What the exercise asks
Work through the material below and count the lines holding the word "this"; give that count and nothing more.

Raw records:

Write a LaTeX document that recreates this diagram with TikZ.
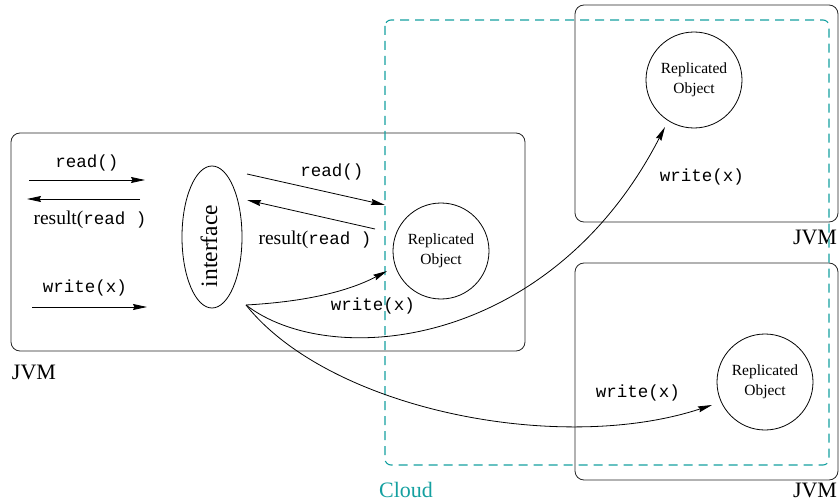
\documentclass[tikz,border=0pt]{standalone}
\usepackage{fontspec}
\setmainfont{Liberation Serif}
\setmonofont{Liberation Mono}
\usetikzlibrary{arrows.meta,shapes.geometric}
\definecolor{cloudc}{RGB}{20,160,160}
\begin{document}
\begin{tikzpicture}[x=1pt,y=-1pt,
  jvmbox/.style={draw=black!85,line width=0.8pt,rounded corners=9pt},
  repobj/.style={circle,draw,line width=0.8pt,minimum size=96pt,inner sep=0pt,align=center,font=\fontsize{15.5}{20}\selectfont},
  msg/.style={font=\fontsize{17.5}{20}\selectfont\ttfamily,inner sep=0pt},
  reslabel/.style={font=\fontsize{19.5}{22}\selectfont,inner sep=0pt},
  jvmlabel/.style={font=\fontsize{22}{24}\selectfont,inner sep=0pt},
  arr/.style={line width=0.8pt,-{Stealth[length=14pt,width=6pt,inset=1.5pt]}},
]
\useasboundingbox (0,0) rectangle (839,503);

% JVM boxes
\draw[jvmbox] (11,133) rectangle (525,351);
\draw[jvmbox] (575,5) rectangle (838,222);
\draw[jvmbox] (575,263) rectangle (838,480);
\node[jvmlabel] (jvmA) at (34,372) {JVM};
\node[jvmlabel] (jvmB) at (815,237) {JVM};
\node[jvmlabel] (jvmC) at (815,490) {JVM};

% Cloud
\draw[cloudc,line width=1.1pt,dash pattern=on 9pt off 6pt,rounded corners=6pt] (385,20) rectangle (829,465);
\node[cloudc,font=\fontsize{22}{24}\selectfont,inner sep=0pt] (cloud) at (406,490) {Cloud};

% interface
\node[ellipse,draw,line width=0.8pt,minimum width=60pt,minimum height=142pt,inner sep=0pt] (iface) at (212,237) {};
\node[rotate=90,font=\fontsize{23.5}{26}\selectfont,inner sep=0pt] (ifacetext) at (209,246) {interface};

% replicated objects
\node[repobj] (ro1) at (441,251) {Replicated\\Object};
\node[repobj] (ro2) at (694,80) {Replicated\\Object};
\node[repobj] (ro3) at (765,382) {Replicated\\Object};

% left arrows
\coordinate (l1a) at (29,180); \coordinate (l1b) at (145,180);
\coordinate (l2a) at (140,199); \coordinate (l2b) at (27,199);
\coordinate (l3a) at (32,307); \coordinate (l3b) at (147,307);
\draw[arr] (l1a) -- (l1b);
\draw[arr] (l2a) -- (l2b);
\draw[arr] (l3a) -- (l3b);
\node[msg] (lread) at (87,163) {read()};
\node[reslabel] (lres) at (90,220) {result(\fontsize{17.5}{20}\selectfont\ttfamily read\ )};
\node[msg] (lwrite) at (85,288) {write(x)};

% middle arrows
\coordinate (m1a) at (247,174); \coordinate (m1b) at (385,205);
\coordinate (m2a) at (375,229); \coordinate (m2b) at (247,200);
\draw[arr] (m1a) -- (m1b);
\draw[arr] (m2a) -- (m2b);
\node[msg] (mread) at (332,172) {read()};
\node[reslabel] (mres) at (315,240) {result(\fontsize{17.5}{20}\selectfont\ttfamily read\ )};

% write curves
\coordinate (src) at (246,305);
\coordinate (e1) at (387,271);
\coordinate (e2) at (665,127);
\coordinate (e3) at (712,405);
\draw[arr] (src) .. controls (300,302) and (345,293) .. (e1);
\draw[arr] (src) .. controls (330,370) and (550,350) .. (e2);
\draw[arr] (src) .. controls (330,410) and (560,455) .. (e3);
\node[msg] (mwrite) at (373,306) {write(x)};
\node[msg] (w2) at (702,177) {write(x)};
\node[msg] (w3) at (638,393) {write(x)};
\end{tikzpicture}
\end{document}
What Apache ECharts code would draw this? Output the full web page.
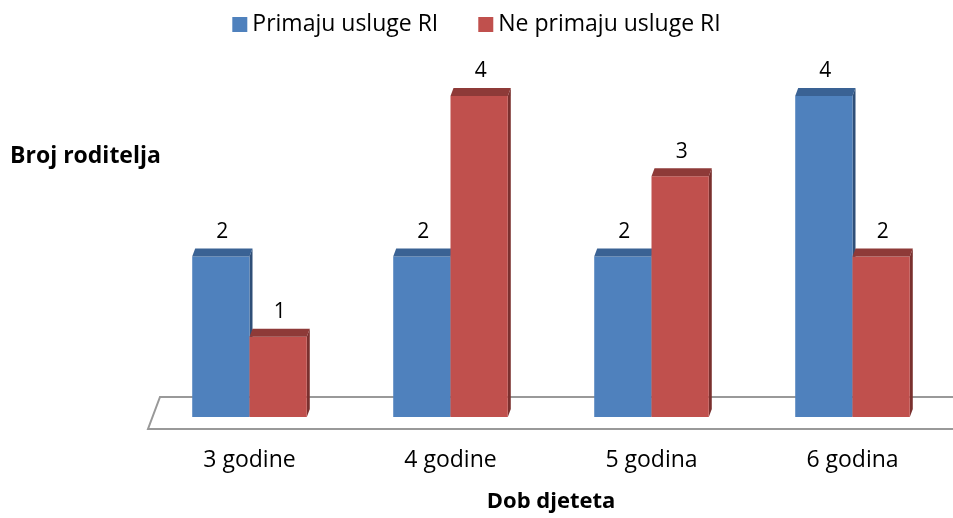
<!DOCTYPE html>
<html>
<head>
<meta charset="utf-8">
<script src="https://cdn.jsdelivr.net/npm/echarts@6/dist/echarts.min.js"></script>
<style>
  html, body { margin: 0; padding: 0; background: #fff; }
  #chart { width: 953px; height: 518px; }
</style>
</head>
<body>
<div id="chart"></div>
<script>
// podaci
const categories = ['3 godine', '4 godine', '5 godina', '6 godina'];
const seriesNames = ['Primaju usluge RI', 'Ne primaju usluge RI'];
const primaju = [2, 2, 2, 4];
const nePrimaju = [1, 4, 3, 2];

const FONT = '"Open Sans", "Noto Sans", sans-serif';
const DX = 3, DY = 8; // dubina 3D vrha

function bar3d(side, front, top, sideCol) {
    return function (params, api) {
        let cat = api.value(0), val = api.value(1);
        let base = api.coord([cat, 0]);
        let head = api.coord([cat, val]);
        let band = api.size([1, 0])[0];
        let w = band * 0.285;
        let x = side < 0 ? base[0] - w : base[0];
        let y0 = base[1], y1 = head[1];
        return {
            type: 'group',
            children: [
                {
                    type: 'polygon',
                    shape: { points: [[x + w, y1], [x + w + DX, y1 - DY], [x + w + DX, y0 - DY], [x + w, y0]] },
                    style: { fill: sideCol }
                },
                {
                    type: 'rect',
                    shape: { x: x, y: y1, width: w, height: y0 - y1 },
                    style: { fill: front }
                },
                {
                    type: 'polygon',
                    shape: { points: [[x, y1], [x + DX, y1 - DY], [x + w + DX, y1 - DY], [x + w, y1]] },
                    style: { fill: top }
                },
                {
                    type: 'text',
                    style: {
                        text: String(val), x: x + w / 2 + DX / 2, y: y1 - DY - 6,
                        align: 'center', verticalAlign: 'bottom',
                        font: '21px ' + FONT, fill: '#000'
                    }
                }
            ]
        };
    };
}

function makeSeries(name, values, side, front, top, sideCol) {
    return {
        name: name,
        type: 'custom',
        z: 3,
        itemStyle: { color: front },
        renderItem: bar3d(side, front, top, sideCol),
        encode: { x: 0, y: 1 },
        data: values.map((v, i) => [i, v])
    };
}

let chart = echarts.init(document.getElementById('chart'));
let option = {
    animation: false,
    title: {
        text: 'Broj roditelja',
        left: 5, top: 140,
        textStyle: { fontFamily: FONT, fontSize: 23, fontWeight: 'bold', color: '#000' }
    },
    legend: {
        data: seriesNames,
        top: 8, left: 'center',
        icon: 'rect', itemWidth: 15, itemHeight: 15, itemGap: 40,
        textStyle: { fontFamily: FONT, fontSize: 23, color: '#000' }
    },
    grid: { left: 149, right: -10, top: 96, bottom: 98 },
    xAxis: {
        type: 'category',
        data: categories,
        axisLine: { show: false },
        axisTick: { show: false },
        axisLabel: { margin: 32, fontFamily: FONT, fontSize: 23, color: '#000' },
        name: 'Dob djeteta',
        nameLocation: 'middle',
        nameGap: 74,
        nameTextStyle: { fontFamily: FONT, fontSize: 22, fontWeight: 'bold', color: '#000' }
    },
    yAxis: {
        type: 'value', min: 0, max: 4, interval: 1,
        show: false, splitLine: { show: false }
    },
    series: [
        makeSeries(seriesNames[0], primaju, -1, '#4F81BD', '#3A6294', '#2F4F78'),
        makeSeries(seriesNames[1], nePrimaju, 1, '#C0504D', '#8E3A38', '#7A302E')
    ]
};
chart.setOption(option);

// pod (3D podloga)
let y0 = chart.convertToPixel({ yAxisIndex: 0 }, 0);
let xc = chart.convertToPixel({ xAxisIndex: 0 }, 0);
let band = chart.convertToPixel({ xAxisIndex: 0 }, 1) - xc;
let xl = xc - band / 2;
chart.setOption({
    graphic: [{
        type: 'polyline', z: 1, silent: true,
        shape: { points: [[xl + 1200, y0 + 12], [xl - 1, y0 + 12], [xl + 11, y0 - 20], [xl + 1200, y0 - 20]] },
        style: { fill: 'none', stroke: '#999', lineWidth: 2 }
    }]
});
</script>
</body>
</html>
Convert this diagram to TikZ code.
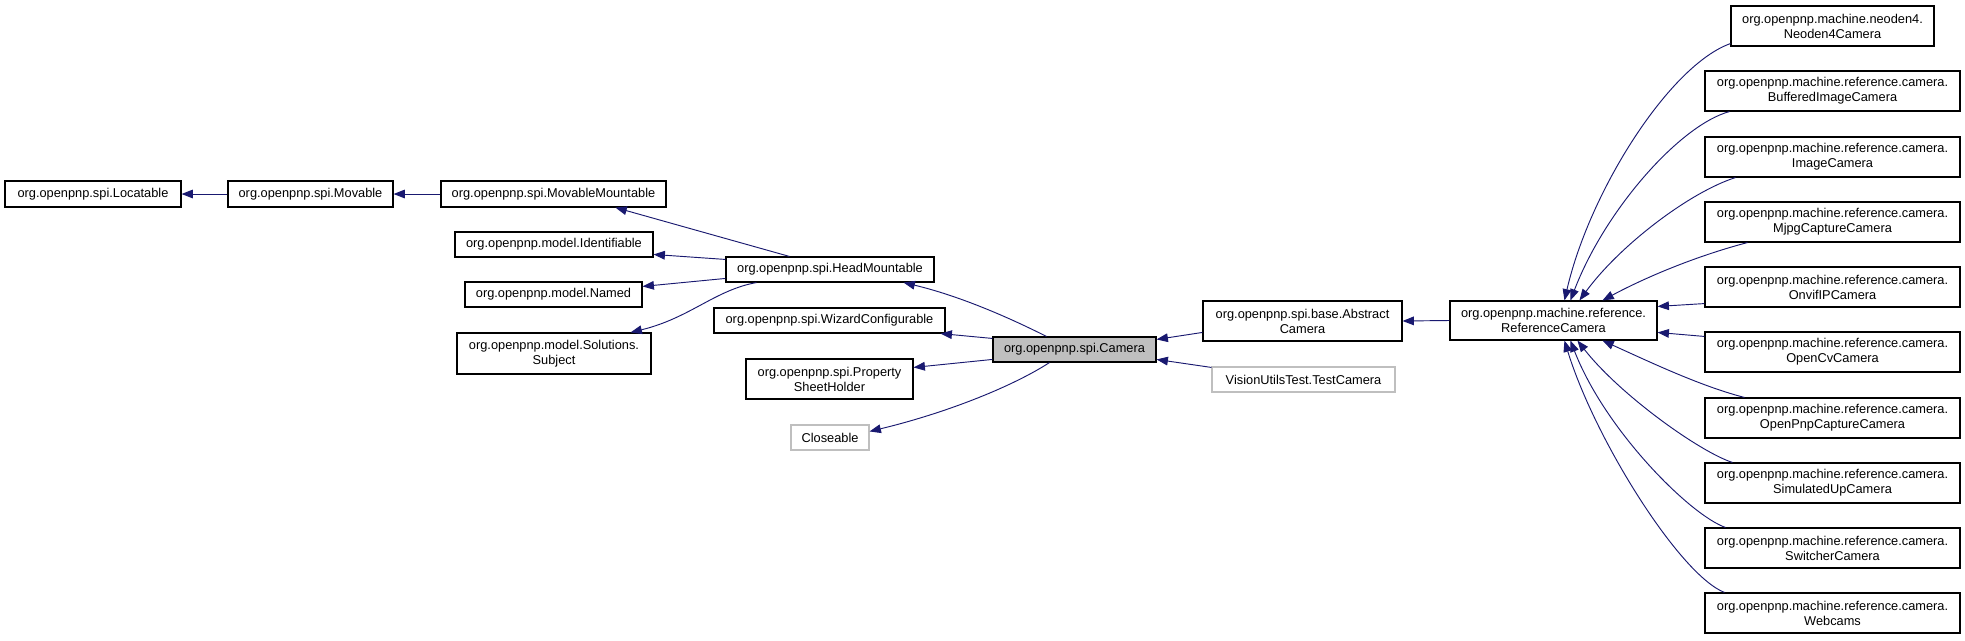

Expected answer
3